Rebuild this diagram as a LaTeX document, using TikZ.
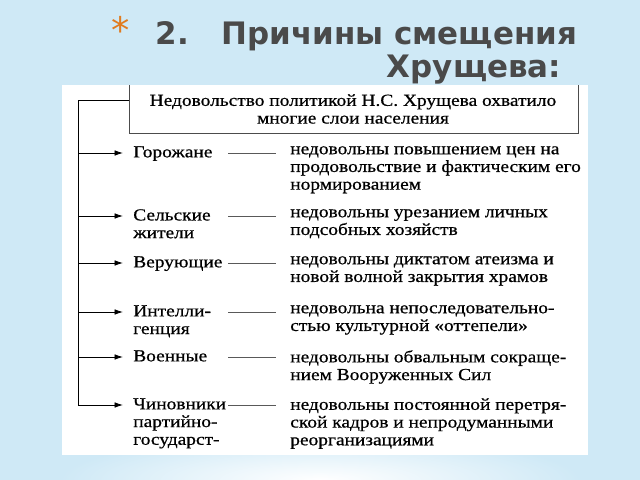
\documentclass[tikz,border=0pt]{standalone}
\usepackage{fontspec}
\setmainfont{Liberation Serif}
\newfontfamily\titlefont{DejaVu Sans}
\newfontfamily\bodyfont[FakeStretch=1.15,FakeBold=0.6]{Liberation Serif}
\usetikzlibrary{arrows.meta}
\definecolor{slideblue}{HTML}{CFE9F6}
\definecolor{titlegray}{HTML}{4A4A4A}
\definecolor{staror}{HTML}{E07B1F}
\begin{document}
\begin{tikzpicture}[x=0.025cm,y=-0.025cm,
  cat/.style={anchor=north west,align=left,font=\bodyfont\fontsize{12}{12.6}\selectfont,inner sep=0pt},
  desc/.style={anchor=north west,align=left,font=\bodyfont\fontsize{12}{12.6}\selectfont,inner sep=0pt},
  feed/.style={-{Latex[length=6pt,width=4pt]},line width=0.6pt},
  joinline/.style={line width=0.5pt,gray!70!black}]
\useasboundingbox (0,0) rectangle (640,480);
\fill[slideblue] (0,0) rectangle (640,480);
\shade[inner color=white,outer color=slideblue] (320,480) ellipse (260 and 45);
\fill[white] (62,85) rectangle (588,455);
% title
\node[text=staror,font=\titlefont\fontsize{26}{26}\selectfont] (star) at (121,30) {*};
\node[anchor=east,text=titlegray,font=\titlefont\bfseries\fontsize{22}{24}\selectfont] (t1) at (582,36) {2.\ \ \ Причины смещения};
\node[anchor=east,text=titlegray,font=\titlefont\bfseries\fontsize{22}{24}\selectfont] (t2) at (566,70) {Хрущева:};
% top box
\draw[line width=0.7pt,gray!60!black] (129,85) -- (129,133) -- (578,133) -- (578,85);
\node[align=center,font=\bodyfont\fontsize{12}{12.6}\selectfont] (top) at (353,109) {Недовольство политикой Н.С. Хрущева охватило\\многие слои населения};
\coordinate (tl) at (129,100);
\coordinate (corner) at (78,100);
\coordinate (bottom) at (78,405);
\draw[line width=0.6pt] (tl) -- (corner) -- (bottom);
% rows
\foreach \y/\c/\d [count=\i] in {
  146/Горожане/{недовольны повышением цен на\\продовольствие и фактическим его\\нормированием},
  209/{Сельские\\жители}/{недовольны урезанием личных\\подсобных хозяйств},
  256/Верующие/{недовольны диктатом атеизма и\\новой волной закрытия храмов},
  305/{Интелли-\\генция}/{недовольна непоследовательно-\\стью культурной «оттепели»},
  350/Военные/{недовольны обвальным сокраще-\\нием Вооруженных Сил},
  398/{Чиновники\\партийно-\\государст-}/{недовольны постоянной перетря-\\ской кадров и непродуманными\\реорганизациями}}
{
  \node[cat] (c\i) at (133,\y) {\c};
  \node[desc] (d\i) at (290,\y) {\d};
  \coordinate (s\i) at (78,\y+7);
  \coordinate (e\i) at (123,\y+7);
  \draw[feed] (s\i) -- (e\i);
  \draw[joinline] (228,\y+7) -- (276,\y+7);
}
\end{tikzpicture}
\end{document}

-----

Leave out the pictures and copy the rest of the material above exactly.

**WRITTEN ANSWER:**
Rebuild this diagram as a LaTeX document, using TikZ.
\documentclass[tikz,border=0pt]{standalone}
\usepackage{fontspec}
\setmainfont{Liberation Serif}
\newfontfamily\titlefont{DejaVu Sans}
\newfontfamily\bodyfont[FakeStretch=1.15,FakeBold=0.6]{Liberation Serif}
\usetikzlibrary{arrows.meta}
\definecolor{slideblue}{HTML}{CFE9F6}
\definecolor{titlegray}{HTML}{4A4A4A}
\definecolor{staror}{HTML}{E07B1F}
\begin{document}
\begin{tikzpicture}[x=0.025cm,y=-0.025cm,
  cat/.style={anchor=north west,align=left,font=\bodyfont\fontsize{12}{12.6}\selectfont,inner sep=0pt},
  desc/.style={anchor=north west,align=left,font=\bodyfont\fontsize{12}{12.6}\selectfont,inner sep=0pt},
  feed/.style={-{Latex[length=6pt,width=4pt]},line width=0.6pt},
  joinline/.style={line width=0.5pt,gray!70!black}]
\useasboundingbox (0,0) rectangle (640,480);
\fill[slideblue] (0,0) rectangle (640,480);
\shade[inner color=white,outer color=slideblue] (320,480) ellipse (260 and 45);
\fill[white] (62,85) rectangle (588,455);
% title
\node[text=staror,font=\titlefont\fontsize{26}{26}\selectfont] (star) at (121,30) {*};
\node[anchor=east,text=titlegray,font=\titlefont\bfseries\fontsize{22}{24}\selectfont] (t1) at (582,36) {2.\ \ \ Причины смещения};
\node[anchor=east,text=titlegray,font=\titlefont\bfseries\fontsize{22}{24}\selectfont] (t2) at (566,70) {Хрущева:};
% top box
\draw[line width=0.7pt,gray!60!black] (129,85) -- (129,133) -- (578,133) -- (578,85);
\node[align=center,font=\bodyfont\fontsize{12}{12.6}\selectfont] (top) at (353,109) {Недовольство политикой Н.С. Хрущева охватило\\многие слои населения};
\coordinate (tl) at (129,100);
\coordinate (corner) at (78,100);
\coordinate (bottom) at (78,405);
\draw[line width=0.6pt] (tl) -- (corner) -- (bottom);
% rows
\foreach \y/\c/\d [count=\i] in {
  146/Горожане/{недовольны повышением цен на\\продовольствие и фактическим его\\нормированием},
  209/{Сельские\\жители}/{недовольны урезанием личных\\подсобных хозяйств},
  256/Верующие/{недовольны диктатом атеизма и\\новой волной закрытия храмов},
  305/{Интелли-\\генция}/{недовольна непоследовательно-\\стью культурной «оттепели»},
  350/Военные/{недовольны обвальным сокраще-\\нием Вооруженных Сил},
  398/{Чиновники\\партийно-\\государст-}/{недовольны постоянной перетря-\\ской кадров и непродуманными\\реорганизациями}}
{
  \node[cat] (c\i) at (133,\y) {\c};
  \node[desc] (d\i) at (290,\y) {\d};
  \coordinate (s\i) at (78,\y+7);
  \coordinate (e\i) at (123,\y+7);
  \draw[feed] (s\i) -- (e\i);
  \draw[joinline] (228,\y+7) -- (276,\y+7);
}
\end{tikzpicture}
\end{document}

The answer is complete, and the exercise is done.